I am constantly surprised that women's hats do not provoke more murders. — Charles Laughton as Sir Wilfred in Witness for the Prosecution.


I remember reading somewhere that men learn to love the person that they're attracted to, and that women become more and more attracted to the person that they love — James Spader as Graham in Sex, Lies and Videotapes..


It was a pet, not an animal. It had a name, you don't eat things with names, this is horrific! — Peter Riegert as Mac in Local Hero.


What's this for? For bein' an honest cop? Hmm? Or for being stupid enough to get shot in the face? You tell them that they can shove it. — Al Pacino as Frank Serpico in Serpico.


I was a big slut, but I'm not anymore. There will always be a part of me that is sloppy and dirty, but I like that, just like all the other parts of myself. I can forgive. Can you say the same for yourself, fucker? Can you forgive? Are you capable of that? — Jennifer Lawrence as Tiffany Maxwell in Silver Linings Playbook.

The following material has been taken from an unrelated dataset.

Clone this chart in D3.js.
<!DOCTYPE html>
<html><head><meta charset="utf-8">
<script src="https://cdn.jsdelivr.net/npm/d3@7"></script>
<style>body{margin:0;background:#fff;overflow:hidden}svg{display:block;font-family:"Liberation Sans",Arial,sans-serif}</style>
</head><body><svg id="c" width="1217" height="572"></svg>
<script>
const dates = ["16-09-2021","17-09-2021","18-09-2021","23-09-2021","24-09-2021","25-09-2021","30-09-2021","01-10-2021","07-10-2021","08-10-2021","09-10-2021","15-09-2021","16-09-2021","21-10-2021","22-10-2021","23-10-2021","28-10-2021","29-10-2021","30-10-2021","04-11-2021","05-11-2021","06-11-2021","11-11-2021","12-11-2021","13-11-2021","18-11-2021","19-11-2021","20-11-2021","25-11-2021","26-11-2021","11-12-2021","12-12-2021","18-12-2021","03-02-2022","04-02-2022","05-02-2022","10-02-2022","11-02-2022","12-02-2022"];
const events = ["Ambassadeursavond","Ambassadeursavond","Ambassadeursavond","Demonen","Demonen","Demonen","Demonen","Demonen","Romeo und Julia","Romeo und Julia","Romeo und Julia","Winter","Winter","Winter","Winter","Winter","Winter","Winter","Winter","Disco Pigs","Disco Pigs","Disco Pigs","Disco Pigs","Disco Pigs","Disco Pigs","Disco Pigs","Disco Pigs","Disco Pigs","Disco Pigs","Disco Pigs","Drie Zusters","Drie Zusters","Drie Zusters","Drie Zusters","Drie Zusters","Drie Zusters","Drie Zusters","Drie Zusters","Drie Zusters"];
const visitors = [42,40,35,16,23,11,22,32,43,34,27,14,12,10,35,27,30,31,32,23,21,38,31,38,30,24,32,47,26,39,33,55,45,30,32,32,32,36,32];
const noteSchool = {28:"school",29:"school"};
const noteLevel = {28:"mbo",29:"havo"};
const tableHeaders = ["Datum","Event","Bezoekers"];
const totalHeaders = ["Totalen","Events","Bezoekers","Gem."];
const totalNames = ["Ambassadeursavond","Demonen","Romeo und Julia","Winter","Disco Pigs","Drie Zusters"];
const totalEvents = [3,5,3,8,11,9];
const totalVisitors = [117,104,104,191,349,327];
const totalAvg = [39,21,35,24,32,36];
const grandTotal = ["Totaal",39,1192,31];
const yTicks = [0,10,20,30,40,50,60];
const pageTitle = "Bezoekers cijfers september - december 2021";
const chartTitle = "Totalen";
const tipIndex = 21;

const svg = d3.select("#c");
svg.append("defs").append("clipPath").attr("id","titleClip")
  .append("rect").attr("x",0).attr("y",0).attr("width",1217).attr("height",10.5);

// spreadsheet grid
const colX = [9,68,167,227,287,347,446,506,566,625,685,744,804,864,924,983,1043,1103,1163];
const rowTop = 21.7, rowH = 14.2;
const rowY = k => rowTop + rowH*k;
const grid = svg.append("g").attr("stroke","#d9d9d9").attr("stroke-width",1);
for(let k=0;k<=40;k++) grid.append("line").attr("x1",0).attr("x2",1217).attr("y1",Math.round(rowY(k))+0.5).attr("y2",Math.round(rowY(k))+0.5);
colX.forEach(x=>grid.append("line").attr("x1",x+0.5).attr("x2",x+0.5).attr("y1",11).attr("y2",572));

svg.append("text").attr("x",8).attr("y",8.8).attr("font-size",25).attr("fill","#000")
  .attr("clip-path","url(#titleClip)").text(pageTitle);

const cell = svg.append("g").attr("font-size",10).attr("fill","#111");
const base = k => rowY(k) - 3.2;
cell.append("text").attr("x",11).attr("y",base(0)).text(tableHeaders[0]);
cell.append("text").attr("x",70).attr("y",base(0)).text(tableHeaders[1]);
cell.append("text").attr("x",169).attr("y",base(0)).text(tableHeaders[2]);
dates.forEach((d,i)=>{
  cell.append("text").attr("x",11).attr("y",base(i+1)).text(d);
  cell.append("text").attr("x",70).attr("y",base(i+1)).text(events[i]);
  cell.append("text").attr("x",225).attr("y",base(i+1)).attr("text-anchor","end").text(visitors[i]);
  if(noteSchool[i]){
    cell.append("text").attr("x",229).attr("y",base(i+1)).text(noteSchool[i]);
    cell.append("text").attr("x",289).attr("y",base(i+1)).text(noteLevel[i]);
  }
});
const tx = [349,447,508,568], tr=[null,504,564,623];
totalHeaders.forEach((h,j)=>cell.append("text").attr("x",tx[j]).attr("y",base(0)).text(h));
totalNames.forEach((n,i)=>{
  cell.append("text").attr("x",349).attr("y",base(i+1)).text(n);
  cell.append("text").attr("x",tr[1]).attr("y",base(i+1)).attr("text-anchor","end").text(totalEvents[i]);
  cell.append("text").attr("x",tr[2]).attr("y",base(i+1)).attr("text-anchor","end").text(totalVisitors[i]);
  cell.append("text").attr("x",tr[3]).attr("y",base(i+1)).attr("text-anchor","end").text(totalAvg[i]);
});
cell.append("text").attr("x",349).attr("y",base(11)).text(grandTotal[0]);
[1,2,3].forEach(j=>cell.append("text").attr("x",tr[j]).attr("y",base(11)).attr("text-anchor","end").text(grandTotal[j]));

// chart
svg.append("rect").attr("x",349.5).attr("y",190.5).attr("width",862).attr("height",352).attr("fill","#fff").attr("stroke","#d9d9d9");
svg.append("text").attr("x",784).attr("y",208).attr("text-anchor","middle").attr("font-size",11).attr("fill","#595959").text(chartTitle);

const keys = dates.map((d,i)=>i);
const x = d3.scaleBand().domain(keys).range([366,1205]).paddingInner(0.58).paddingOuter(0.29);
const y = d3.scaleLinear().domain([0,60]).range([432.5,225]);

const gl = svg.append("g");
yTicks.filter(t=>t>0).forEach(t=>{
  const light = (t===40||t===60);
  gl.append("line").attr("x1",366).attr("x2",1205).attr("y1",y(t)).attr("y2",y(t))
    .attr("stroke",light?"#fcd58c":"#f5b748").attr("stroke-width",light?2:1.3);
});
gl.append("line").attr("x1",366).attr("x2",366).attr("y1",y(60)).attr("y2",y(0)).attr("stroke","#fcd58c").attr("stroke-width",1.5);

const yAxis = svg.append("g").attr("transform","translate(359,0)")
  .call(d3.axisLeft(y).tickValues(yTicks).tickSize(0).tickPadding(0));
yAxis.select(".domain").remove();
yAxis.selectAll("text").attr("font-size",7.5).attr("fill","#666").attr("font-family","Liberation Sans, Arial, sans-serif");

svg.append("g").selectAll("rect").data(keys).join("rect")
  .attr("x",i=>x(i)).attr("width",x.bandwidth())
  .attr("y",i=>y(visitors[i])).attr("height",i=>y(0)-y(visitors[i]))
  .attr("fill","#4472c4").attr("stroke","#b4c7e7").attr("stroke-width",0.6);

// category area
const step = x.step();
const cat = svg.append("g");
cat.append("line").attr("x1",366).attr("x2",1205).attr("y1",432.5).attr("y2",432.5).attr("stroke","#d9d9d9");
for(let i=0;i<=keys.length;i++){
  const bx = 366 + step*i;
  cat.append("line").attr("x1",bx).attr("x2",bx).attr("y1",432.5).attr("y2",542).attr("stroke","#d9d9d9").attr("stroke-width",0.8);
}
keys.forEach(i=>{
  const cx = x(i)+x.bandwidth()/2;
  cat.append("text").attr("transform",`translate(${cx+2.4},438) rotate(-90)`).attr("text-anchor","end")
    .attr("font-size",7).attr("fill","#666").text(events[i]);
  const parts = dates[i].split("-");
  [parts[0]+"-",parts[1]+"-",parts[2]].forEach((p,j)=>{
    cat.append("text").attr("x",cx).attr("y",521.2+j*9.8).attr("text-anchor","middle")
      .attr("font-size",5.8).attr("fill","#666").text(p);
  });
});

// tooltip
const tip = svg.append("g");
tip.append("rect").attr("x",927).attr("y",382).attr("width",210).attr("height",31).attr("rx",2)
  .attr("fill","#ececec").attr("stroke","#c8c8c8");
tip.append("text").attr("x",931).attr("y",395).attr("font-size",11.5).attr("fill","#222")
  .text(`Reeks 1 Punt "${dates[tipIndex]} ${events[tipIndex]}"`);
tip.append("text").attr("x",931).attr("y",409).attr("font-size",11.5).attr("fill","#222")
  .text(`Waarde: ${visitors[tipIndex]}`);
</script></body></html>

She needs *me*. It's not as if is she were a maniac, a raving thing. She just goes - a little mad sometimes. We all go a little mad sometimes. Haven't you? — Anthony Perkins as Norman Bates as Psycho.


I don't think I could ever get used to being poked and prodded like that. I told my proctologist one time, "Why don't you take me out to dinner and a movie sometime?” — Fred Willard as Buck Laughlin in Best in Show.